Ocurre que en la ciudad en la que vivo no hay ninguna calle San Diego. Para no pecar de ignorante lo acabo de verificar en la guía Filcar. Es así. No hay calle San Diego en Buenos Aires. Por eso me encontraba ayer algo nostálgica, tratando de recordar algunos aspectos de la calle tal como fue. Por ejemplo, en los años 70.
En esos años, San Diego era lo que estaba saliendo de mi edificio, a mano derecha, unos metros más allá. No se me daba por pensar que la calle podía llegar a faltar, que podía haber penuria de calle.
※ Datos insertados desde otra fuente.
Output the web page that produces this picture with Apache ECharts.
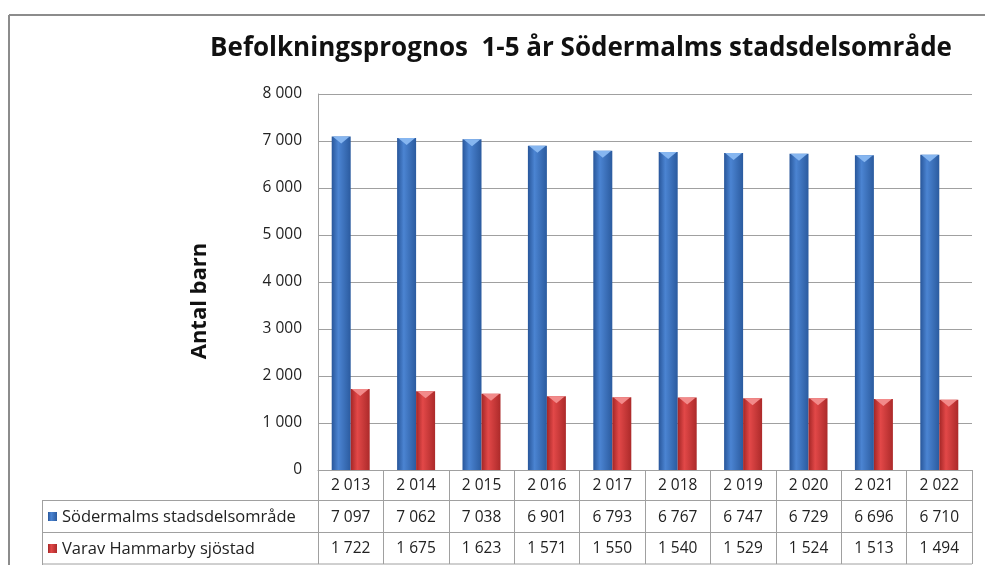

Ausencia. Robo. Pena de extrañamiento. Al tiempo, cuando llegó el momento de irse (lejos), lo único que logré entender fue que por ciertas circunstancias ajenas a nuestra voluntad –de la calle y mía– nos expulsaban una de otra. Ya no la iba a poder recorrer para ir al colegio. Ya no me iba a poder mirar en sus vidrieras sacando la lengua o admirando el vestido plateado (quizás dorado) que nunca nadie me compró (“ta’ loca usted”). Todavía recuerdo el flechazo de la carta que llegó anunciando que habían destruido la panadería de San Diego entre Eyzaguirre y Santa Isabel (frente al terreno baldío donde se ponía el circo). El enojo. La furia: “¡No vamos a poder volver nunca! Nos están tirando abajo la calle”.
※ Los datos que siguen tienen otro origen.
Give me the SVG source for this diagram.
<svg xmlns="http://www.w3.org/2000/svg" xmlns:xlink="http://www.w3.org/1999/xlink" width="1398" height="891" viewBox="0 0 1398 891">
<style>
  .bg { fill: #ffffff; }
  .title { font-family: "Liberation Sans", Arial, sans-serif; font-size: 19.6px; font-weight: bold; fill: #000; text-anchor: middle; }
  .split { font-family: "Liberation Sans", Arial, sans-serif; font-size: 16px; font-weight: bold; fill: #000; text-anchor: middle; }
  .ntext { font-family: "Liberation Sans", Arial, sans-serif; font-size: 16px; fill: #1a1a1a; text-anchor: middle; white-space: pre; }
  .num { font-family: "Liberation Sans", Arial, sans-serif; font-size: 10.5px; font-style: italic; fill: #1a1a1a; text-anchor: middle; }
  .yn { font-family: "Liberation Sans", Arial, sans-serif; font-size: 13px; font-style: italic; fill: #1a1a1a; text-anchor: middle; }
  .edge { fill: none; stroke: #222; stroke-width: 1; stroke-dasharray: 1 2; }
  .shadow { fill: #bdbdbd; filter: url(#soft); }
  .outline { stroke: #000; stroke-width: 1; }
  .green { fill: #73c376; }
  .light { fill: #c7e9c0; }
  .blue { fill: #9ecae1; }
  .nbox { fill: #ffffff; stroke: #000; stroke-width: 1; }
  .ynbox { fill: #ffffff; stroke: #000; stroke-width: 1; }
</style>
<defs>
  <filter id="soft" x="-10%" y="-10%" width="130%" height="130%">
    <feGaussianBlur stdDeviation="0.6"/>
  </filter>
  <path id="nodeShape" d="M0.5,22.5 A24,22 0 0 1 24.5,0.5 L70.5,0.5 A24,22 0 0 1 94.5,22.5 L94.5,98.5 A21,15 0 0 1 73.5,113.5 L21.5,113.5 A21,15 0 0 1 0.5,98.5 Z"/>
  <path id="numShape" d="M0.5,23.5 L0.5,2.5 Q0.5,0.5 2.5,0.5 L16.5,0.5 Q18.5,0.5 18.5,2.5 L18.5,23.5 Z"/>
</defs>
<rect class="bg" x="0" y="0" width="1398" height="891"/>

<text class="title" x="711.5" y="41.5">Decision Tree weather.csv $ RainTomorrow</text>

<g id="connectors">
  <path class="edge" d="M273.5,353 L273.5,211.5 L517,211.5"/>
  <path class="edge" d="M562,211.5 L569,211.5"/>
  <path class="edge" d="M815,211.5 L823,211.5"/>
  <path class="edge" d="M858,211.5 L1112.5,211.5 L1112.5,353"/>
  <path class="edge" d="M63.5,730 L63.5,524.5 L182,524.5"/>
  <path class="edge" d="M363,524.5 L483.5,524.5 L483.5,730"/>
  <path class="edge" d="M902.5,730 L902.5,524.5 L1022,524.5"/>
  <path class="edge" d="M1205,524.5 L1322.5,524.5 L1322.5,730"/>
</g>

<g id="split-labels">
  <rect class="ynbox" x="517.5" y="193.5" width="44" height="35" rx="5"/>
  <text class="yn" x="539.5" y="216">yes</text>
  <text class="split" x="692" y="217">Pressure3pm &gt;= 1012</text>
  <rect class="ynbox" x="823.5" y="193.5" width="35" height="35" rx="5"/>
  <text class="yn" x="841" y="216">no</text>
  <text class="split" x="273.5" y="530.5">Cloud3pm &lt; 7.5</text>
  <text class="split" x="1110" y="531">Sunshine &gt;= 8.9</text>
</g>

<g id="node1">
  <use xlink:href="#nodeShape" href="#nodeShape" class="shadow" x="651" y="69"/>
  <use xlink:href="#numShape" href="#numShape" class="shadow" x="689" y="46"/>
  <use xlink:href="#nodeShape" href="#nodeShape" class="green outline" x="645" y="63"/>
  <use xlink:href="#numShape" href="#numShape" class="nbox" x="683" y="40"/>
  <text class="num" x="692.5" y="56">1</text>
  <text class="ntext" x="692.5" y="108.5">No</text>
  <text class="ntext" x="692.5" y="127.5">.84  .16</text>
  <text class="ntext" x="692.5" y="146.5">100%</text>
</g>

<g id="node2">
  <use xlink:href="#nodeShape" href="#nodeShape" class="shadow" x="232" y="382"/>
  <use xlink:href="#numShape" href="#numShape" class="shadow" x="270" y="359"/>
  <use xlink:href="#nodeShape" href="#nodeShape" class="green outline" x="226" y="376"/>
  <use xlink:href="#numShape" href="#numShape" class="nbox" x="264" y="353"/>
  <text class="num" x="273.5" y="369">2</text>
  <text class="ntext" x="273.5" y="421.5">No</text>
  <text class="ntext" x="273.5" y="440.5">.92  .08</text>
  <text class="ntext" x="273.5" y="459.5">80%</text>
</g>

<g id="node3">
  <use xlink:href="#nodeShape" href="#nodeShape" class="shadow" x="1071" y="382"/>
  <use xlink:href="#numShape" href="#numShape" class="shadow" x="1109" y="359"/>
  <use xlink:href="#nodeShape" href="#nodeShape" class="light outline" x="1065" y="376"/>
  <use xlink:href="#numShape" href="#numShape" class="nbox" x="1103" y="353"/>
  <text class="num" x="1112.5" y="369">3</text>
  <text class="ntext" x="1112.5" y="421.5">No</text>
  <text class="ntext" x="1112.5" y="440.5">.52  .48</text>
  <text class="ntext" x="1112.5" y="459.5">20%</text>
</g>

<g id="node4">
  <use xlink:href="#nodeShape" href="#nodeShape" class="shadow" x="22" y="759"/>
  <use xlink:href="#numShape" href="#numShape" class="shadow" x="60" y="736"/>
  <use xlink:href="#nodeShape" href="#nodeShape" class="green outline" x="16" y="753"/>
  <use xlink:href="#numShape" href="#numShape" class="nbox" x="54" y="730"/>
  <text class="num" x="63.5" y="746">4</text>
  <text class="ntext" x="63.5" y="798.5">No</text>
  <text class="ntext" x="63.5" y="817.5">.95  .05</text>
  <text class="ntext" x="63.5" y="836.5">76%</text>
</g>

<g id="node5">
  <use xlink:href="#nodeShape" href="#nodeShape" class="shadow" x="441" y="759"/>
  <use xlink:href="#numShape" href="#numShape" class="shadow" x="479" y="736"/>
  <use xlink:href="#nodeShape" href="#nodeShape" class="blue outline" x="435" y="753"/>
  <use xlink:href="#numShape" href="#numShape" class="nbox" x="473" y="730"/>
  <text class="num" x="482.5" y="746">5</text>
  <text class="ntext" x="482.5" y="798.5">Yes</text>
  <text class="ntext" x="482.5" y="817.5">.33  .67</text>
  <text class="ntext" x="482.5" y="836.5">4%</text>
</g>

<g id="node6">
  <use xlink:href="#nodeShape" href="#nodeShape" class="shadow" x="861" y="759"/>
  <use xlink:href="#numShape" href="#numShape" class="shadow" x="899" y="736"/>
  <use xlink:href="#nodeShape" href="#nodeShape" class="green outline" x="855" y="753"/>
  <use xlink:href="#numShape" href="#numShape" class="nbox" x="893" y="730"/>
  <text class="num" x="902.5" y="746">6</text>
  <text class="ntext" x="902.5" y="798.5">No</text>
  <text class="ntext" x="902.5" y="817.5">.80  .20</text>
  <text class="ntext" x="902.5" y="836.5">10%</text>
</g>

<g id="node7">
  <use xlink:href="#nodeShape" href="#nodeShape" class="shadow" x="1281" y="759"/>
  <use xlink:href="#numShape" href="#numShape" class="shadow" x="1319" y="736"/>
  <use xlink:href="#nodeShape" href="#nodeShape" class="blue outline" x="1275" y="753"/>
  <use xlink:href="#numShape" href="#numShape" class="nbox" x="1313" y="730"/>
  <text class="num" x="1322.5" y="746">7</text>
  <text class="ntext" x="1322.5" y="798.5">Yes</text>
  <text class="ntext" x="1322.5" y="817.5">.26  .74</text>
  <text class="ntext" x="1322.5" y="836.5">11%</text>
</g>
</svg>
Más o menos en esos años, Troilo recitaba “Nocturno a mi barrio” . Y todos los tangos (además de boleros, cumbias y otros géneros de la música popular latinoamericana) podían escucharse en la placita situada al lado de los juegos Diana. Pero no fue entonces sino bastante después cuando la Sra. Lucy tuvo cierta conversación con un quiosquero. La Sra. Lucy era vecina, amiga de varios comerciantes. Había tenido un restaurante en Eyzaguirre con San Isidro a pocos metros de una casa de dudosa moral con sillas en la vereda (rota) donde mujeres con medias (rotas) tejían y tejían a la espera de que pasara algún… “Las Penélopes” las llamaba ella… Una tarde, habrá sido en los años 90, un quiosquero le comentó que había un tango dedicado a la calle San Diego. Pero no era el que muchos conocían (“Mi Viejo San Diego” grabado por la orquesta de Porfirio Díaz) sino otro que estaba recitado. La Sra. Lucy le pidió que se lo grabara en casete, cosa que el hombre hizo. No me queda claro que lo haya hecho para mí (aunque me gusta pensarlo). El asunto es que el casete terminó en mis manos y se vino a vivir a Buenos Aires donde probablemente lo escribió su autor (suponemos que es Chito Faró).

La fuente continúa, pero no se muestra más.